_Task instructions:_ Return the data exactly, with all pictures removed.

_Available data:_
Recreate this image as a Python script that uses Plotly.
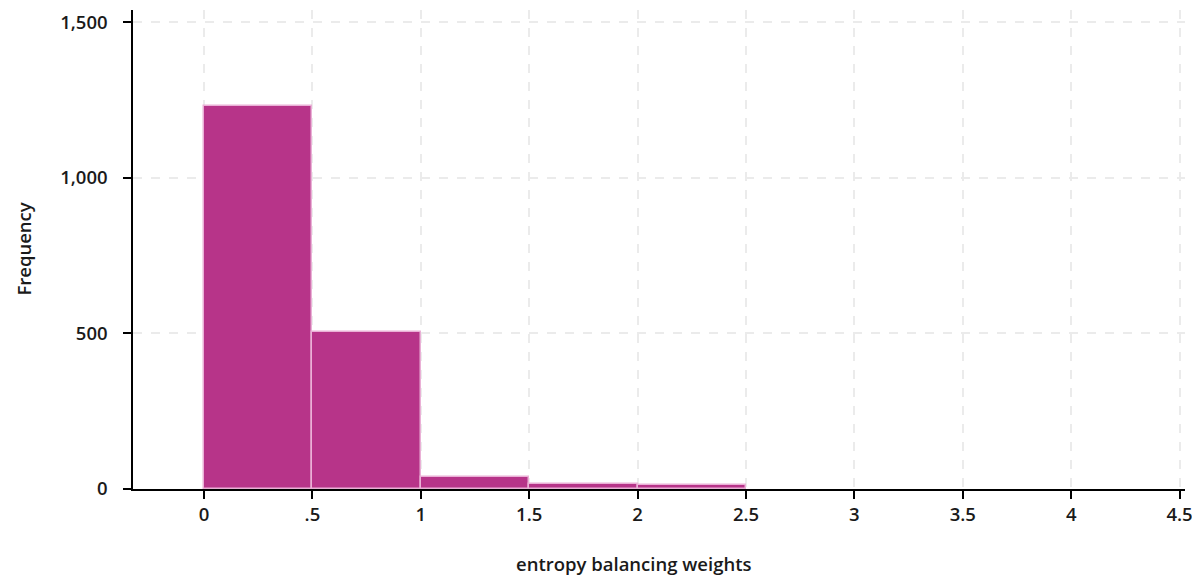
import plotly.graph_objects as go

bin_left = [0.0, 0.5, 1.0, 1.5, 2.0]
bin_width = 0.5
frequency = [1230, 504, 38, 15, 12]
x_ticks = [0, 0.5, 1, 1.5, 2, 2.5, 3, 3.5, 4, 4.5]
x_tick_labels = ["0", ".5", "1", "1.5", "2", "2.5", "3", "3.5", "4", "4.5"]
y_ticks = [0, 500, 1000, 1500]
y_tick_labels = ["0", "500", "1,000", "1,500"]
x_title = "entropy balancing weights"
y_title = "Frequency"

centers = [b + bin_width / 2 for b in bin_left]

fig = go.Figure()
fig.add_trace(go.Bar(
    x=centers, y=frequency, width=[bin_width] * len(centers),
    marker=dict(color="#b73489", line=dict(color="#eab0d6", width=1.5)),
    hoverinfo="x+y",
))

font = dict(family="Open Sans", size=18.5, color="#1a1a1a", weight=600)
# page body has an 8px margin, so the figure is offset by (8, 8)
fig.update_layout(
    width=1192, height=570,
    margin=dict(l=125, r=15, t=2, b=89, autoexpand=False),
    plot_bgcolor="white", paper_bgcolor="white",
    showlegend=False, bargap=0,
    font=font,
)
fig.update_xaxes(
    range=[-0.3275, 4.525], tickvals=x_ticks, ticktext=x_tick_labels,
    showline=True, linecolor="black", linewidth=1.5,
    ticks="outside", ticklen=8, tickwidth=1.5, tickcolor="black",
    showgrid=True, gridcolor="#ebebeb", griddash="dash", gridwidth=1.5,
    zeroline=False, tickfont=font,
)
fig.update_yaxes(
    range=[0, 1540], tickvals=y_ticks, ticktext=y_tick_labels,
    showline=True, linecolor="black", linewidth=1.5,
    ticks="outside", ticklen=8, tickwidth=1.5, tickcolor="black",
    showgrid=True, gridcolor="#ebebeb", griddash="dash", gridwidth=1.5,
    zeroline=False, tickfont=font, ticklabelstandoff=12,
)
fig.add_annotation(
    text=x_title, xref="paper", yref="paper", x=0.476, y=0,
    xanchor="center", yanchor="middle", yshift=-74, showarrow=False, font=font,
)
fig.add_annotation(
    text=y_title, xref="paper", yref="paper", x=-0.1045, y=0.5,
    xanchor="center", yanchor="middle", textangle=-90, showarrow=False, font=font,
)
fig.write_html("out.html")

_Solution for this problem:_
Recreate this image as a Python script that uses Plotly.
import plotly.graph_objects as go

bin_left = [0.0, 0.5, 1.0, 1.5, 2.0]
bin_width = 0.5
frequency = [1230, 504, 38, 15, 12]
x_ticks = [0, 0.5, 1, 1.5, 2, 2.5, 3, 3.5, 4, 4.5]
x_tick_labels = ["0", ".5", "1", "1.5", "2", "2.5", "3", "3.5", "4", "4.5"]
y_ticks = [0, 500, 1000, 1500]
y_tick_labels = ["0", "500", "1,000", "1,500"]
x_title = "entropy balancing weights"
y_title = "Frequency"

centers = [b + bin_width / 2 for b in bin_left]

fig = go.Figure()
fig.add_trace(go.Bar(
    x=centers, y=frequency, width=[bin_width] * len(centers),
    marker=dict(color="#b73489", line=dict(color="#eab0d6", width=1.5)),
    hoverinfo="x+y",
))

font = dict(family="Open Sans", size=18.5, color="#1a1a1a", weight=600)
# page body has an 8px margin, so the figure is offset by (8, 8)
fig.update_layout(
    width=1192, height=570,
    margin=dict(l=125, r=15, t=2, b=89, autoexpand=False),
    plot_bgcolor="white", paper_bgcolor="white",
    showlegend=False, bargap=0,
    font=font,
)
fig.update_xaxes(
    range=[-0.3275, 4.525], tickvals=x_ticks, ticktext=x_tick_labels,
    showline=True, linecolor="black", linewidth=1.5,
    ticks="outside", ticklen=8, tickwidth=1.5, tickcolor="black",
    showgrid=True, gridcolor="#ebebeb", griddash="dash", gridwidth=1.5,
    zeroline=False, tickfont=font,
)
fig.update_yaxes(
    range=[0, 1540], tickvals=y_ticks, ticktext=y_tick_labels,
    showline=True, linecolor="black", linewidth=1.5,
    ticks="outside", ticklen=8, tickwidth=1.5, tickcolor="black",
    showgrid=True, gridcolor="#ebebeb", griddash="dash", gridwidth=1.5,
    zeroline=False, tickfont=font, ticklabelstandoff=12,
)
fig.add_annotation(
    text=x_title, xref="paper", yref="paper", x=0.476, y=0,
    xanchor="center", yanchor="middle", yshift=-74, showarrow=False, font=font,
)
fig.add_annotation(
    text=y_title, xref="paper", yref="paper", x=-0.1045, y=0.5,
    xanchor="center", yanchor="middle", textangle=-90, showarrow=False, font=font,
)
fig.write_html("out.html")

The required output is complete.